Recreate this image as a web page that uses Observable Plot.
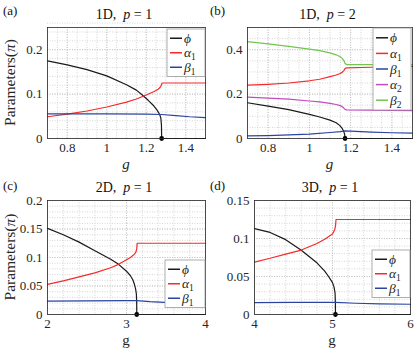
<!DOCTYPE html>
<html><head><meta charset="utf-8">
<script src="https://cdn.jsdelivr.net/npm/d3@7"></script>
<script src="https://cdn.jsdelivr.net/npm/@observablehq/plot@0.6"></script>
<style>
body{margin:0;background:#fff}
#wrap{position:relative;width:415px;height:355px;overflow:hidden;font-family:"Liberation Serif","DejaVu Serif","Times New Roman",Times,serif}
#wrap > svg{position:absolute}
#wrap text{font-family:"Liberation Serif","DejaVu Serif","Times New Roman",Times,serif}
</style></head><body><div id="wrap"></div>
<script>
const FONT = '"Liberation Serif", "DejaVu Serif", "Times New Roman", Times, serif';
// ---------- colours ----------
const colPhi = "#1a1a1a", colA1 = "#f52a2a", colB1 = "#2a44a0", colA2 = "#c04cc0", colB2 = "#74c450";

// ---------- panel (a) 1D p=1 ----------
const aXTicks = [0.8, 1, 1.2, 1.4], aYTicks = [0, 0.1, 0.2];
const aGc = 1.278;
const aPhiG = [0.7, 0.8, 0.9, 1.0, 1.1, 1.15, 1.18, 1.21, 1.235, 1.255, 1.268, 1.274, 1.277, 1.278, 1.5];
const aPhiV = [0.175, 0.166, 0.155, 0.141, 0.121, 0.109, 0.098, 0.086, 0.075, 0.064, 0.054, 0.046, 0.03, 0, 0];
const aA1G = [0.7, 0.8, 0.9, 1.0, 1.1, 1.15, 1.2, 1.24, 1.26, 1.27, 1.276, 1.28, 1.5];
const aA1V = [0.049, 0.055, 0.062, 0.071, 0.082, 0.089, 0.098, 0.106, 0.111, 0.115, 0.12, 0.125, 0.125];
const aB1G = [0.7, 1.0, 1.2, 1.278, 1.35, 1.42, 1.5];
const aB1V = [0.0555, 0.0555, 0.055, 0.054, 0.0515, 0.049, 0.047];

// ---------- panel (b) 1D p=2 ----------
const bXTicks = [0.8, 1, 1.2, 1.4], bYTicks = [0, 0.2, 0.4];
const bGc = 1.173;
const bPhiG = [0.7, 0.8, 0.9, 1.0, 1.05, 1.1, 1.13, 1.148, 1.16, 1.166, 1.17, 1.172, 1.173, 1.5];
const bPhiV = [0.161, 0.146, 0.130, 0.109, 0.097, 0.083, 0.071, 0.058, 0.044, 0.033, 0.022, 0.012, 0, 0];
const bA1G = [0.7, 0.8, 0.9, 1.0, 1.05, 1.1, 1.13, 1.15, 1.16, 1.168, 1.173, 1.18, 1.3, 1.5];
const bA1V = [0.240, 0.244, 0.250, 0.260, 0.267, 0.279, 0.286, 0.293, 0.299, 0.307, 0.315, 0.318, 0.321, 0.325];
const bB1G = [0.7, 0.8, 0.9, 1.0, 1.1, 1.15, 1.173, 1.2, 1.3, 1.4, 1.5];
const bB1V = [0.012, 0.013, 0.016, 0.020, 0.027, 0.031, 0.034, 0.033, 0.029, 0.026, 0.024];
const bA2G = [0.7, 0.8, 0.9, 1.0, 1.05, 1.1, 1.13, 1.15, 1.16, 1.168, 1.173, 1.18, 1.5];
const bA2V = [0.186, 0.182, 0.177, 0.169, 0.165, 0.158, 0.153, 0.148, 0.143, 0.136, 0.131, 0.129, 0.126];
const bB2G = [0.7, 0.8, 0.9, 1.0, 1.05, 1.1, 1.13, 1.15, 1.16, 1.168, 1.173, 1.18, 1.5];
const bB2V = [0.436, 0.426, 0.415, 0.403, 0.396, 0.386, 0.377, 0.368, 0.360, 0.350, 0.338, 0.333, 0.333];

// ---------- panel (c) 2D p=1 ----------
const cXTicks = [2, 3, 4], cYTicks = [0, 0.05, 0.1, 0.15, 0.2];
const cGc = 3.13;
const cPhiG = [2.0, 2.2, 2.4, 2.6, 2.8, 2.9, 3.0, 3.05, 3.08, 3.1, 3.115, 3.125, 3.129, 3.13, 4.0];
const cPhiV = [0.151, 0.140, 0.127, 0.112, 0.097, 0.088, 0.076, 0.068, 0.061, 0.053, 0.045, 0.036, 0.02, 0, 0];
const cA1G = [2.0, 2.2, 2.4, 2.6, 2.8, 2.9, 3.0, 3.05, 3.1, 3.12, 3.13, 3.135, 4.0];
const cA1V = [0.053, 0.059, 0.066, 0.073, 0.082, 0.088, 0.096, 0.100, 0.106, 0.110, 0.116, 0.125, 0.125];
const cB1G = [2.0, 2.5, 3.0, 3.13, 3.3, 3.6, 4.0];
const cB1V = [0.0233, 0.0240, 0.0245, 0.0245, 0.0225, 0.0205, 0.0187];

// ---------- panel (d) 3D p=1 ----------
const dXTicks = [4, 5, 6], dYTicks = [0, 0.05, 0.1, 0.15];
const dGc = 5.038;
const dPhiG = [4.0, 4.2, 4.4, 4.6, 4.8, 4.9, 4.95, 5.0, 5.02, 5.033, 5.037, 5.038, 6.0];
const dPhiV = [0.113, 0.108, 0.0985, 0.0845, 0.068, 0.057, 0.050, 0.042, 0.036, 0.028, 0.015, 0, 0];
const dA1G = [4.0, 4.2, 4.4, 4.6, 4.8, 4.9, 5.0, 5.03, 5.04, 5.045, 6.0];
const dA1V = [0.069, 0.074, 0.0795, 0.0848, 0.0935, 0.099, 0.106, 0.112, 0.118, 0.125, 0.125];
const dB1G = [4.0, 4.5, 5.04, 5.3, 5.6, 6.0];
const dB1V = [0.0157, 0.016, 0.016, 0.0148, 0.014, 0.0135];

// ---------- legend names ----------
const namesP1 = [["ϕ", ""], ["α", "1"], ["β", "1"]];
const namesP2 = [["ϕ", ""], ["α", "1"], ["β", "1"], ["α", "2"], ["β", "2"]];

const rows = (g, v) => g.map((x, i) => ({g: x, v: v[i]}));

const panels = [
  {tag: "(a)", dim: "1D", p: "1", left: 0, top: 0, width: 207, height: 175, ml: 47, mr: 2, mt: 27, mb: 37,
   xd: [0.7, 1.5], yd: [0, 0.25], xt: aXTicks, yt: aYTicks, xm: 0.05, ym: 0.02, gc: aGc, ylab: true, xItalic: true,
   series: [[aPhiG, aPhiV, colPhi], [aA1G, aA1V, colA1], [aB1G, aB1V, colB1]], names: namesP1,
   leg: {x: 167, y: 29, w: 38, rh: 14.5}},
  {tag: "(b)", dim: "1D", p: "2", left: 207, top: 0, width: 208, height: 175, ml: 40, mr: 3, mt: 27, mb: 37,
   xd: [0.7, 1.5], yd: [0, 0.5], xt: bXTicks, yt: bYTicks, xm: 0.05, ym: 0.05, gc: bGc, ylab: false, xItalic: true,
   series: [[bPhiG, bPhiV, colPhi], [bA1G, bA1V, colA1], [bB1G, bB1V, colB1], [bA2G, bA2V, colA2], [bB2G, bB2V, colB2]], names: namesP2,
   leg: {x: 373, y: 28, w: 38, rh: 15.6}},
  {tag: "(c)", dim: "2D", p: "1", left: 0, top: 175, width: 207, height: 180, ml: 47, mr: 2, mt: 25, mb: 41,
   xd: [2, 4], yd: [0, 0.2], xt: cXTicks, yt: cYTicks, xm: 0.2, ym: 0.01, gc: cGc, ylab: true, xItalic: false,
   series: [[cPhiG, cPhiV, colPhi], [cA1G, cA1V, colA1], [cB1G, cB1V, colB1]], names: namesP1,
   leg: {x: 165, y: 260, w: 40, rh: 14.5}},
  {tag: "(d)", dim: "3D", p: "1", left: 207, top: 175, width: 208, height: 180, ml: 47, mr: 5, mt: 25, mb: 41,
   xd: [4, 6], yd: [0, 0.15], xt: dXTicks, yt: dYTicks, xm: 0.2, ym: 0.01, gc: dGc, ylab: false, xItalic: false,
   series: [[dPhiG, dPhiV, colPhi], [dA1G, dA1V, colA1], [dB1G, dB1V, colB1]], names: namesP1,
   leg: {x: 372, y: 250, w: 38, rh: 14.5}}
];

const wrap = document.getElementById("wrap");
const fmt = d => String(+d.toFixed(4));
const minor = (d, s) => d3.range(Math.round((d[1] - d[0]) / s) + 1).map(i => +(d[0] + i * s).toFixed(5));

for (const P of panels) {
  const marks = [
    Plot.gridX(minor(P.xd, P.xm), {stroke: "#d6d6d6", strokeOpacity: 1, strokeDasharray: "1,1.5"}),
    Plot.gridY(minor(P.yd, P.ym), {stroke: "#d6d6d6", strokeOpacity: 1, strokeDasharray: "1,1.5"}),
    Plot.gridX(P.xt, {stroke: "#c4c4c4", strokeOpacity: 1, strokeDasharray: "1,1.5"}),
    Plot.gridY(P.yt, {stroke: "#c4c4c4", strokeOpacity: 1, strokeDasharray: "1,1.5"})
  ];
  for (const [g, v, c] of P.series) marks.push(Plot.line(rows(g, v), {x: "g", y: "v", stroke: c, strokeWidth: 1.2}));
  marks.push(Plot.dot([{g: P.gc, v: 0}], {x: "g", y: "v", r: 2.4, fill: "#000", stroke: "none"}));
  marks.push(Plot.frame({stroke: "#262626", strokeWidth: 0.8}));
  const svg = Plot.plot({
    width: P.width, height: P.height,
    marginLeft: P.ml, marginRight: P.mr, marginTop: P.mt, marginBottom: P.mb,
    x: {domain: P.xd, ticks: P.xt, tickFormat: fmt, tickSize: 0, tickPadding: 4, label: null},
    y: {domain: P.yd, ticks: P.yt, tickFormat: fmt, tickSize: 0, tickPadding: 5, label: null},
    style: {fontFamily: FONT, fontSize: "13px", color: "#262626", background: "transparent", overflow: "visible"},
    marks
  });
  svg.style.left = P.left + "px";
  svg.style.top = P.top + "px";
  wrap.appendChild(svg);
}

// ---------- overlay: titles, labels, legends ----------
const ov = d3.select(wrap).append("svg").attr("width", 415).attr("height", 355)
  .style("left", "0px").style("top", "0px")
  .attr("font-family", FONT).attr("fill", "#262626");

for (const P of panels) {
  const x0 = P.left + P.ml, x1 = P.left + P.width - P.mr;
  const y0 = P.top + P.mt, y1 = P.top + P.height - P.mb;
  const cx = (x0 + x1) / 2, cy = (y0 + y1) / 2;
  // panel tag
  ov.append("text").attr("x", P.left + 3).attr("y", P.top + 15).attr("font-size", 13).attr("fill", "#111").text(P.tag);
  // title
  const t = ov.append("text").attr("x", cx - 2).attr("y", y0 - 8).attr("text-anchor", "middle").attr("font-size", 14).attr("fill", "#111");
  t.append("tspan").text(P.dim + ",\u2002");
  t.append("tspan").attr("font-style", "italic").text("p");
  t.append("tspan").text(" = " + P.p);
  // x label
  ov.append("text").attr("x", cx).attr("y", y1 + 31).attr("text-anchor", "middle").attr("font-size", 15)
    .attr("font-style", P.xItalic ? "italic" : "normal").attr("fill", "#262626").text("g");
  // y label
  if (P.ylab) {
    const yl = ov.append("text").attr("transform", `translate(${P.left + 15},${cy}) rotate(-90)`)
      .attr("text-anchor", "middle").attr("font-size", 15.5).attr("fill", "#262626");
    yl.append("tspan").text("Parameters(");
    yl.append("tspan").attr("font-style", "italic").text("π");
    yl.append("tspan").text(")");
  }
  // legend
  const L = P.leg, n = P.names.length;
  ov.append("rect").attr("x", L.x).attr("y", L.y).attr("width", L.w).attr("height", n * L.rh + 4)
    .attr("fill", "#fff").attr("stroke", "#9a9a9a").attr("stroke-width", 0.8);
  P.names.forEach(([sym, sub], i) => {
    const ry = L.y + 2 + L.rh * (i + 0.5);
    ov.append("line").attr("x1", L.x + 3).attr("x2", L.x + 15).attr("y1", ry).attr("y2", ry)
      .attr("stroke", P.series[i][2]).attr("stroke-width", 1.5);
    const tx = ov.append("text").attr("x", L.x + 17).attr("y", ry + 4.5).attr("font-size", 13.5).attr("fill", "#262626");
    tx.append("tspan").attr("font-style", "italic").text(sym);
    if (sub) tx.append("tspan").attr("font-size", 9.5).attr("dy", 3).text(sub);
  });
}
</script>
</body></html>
·····
EXERCISE OBJECTIVE:
Go from the first line of the data above to the line containing "0.0515, 0.049, 0.047];" and retype exactly those lines, both included, but none of the pictures.

FINISHED EXERCISE:
Recreate this image as a web page that uses Observable Plot.
<!DOCTYPE html>
<html><head><meta charset="utf-8">
<script src="https://cdn.jsdelivr.net/npm/d3@7"></script>
<script src="https://cdn.jsdelivr.net/npm/@observablehq/plot@0.6"></script>
<style>
body{margin:0;background:#fff}
#wrap{position:relative;width:415px;height:355px;overflow:hidden;font-family:"Liberation Serif","DejaVu Serif","Times New Roman",Times,serif}
#wrap > svg{position:absolute}
#wrap text{font-family:"Liberation Serif","DejaVu Serif","Times New Roman",Times,serif}
</style></head><body><div id="wrap"></div>
<script>
const FONT = '"Liberation Serif", "DejaVu Serif", "Times New Roman", Times, serif';
// ---------- colours ----------
const colPhi = "#1a1a1a", colA1 = "#f52a2a", colB1 = "#2a44a0", colA2 = "#c04cc0", colB2 = "#74c450";

// ---------- panel (a) 1D p=1 ----------
const aXTicks = [0.8, 1, 1.2, 1.4], aYTicks = [0, 0.1, 0.2];
const aGc = 1.278;
const aPhiG = [0.7, 0.8, 0.9, 1.0, 1.1, 1.15, 1.18, 1.21, 1.235, 1.255, 1.268, 1.274, 1.277, 1.278, 1.5];
const aPhiV = [0.175, 0.166, 0.155, 0.141, 0.121, 0.109, 0.098, 0.086, 0.075, 0.064, 0.054, 0.046, 0.03, 0, 0];
const aA1G = [0.7, 0.8, 0.9, 1.0, 1.1, 1.15, 1.2, 1.24, 1.26, 1.27, 1.276, 1.28, 1.5];
const aA1V = [0.049, 0.055, 0.062, 0.071, 0.082, 0.089, 0.098, 0.106, 0.111, 0.115, 0.12, 0.125, 0.125];
const aB1G = [0.7, 1.0, 1.2, 1.278, 1.35, 1.42, 1.5];
const aB1V = [0.0555, 0.0555, 0.055, 0.054, 0.0515, 0.049, 0.047];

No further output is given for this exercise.